Взрыв ликующих криков покрыл его последние слова. Солдаты и офицеры обнимались друг с другом, требуя немедленного выступления.

Началась погрузка на корабли, окончившаяся к семи часам вечера. Поднимаясь по сходням, старые гренадеры кричали: "Париж или смерть!" В восемь часов император вместе со штабом поднялся на борт "Непостоянного", вслед за чем пушечный выстрел возвестил отплытие и суда вышли в море. При свежем южном ветре эскадра направилась из залива на северо-запад, огибая берега Италии.

На бриге императора разместилось три сотни гренадер. Всю ночь солдаты и экипаж перекрашивали обшивку брига: желтый с серым заменили на черный и белый, чтобы обмануть английские и французские фрегаты, курсировавшие между Эльбой и Капрайей.

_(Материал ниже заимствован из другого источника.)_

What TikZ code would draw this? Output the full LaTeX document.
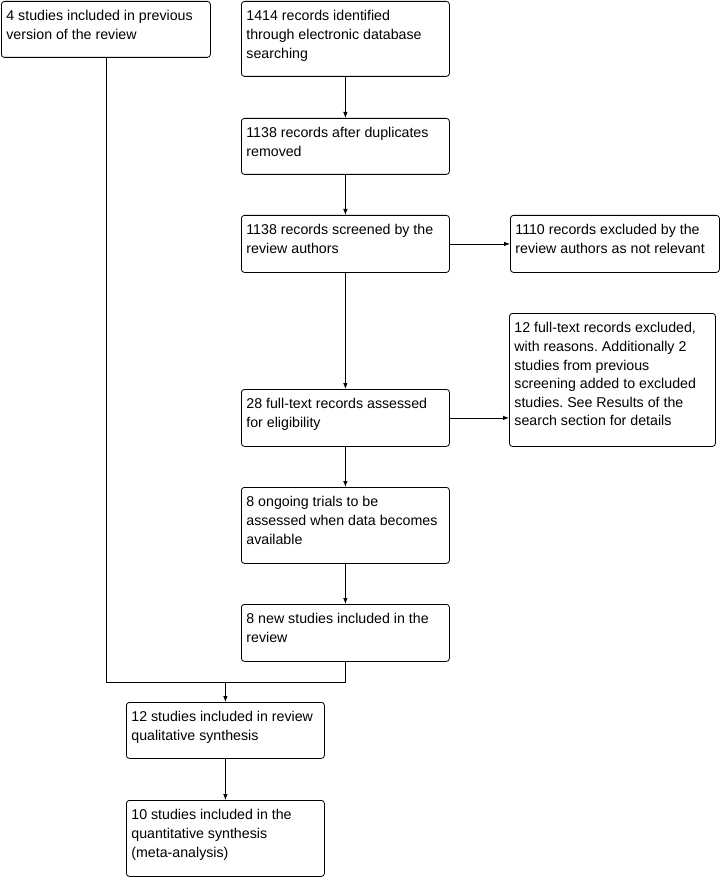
\documentclass[tikz,border=0pt]{standalone}
\usepackage{fontspec}
\setmainfont{Liberation Sans}
\usetikzlibrary{arrows.meta}
\frenchspacing
\newcommand\bx[3]{\parbox[c][#2pt][t]{\dimexpr#1pt-10pt\relax}{\raggedright\rule{0pt}{19.5pt}#3}}
\begin{document}
\begin{tikzpicture}[x=1pt,y=-1pt,
  box/.style={draw, rounded corners=3pt, inner xsep=5pt, inner ysep=0pt, anchor=north west, line width=0.8pt, font=\fontsize{14.2}{18.6}\selectfont},
  conn/.style={line width=0.8pt},
  arr/.style={conn, -{Latex[length=6pt,width=4.5pt]}}]
\useasboundingbox (0,0) rectangle (721,877);
\fill[white] (0,0) rectangle (721,877);
\node[box] (A) at (1,1)   {\bx{209}{56}{4 studies included in previous\\version of the review}};
\node[box] (B) at (241,1) {\bx{208}{75}{1414 records identified\\through electronic database\\searching}};
\node[box] (C) at (241,118) {\bx{208}{56}{1138 records after duplicates\\removed}};
\node[box] (D) at (241,215) {\bx{208}{57}{1138 records screened by the\\review authors}};
\node[box] (E) at (510,215) {\bx{209}{57}{1110 records excluded by the\\review authors as not relevant}};
\node[box] (G) at (509,313) {\bx{206}{133}{12 full-text records excluded,\\with reasons. Additionally 2\\studies from previous\\screening added to excluded\\studies. See Results of the\\search section for details}};
\node[box] (F) at (241,389) {\bx{208}{57}{28 full-text records assessed\\for eligibility}};
\node[box] (H) at (241,487) {\bx{208}{76}{8 ongoing trials to be\\assessed when data becomes\\available}};
\node[box] (I) at (241,604) {\bx{208}{57}{8 new studies included in the\\review}};
\node[box] (J) at (126,702) {\bx{198}{56}{12 studies included in review\\qualitative synthesis}};
\node[box] (K) at (126,800) {\bx{198}{76}{10 studies included in the\\quantitative synthesis\\(meta-analysis)}};
\coordinate (merge) at (J.north |- 0,682);
\draw[arr] (B) -- (C);
\draw[arr] (C) -- (D);
\draw[arr] (D) -- (E);
\draw[arr] (D) -- (F);
\draw[arr] (F.east) -- (F.east -| G.west);
\draw[arr] (F) -- (H);
\draw[arr] (H) -- (I);
\draw[conn] (A.south) -- (A.south |- merge) -- (I.south |- merge) -- (I.south);
\draw[arr] (merge) -- (J.north);
\draw[arr] (J) -- (K);
\end{tikzpicture}
\end{document}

На другой день флотилия уже была около Ливорно. Вдали показались три военных корабля, один из которых, бриг "Зефир" под белым бурбонским знаменем, направился прямо к "Непостоянному". Тотчас велено было закрыть люки. Солдаты сняли свои высокие шапки и легли плашмя на палубу; офицеры передавали приказ Наполеона идти на абордаж, если "Зефир" не согласится пропустить их корабль без осмотра.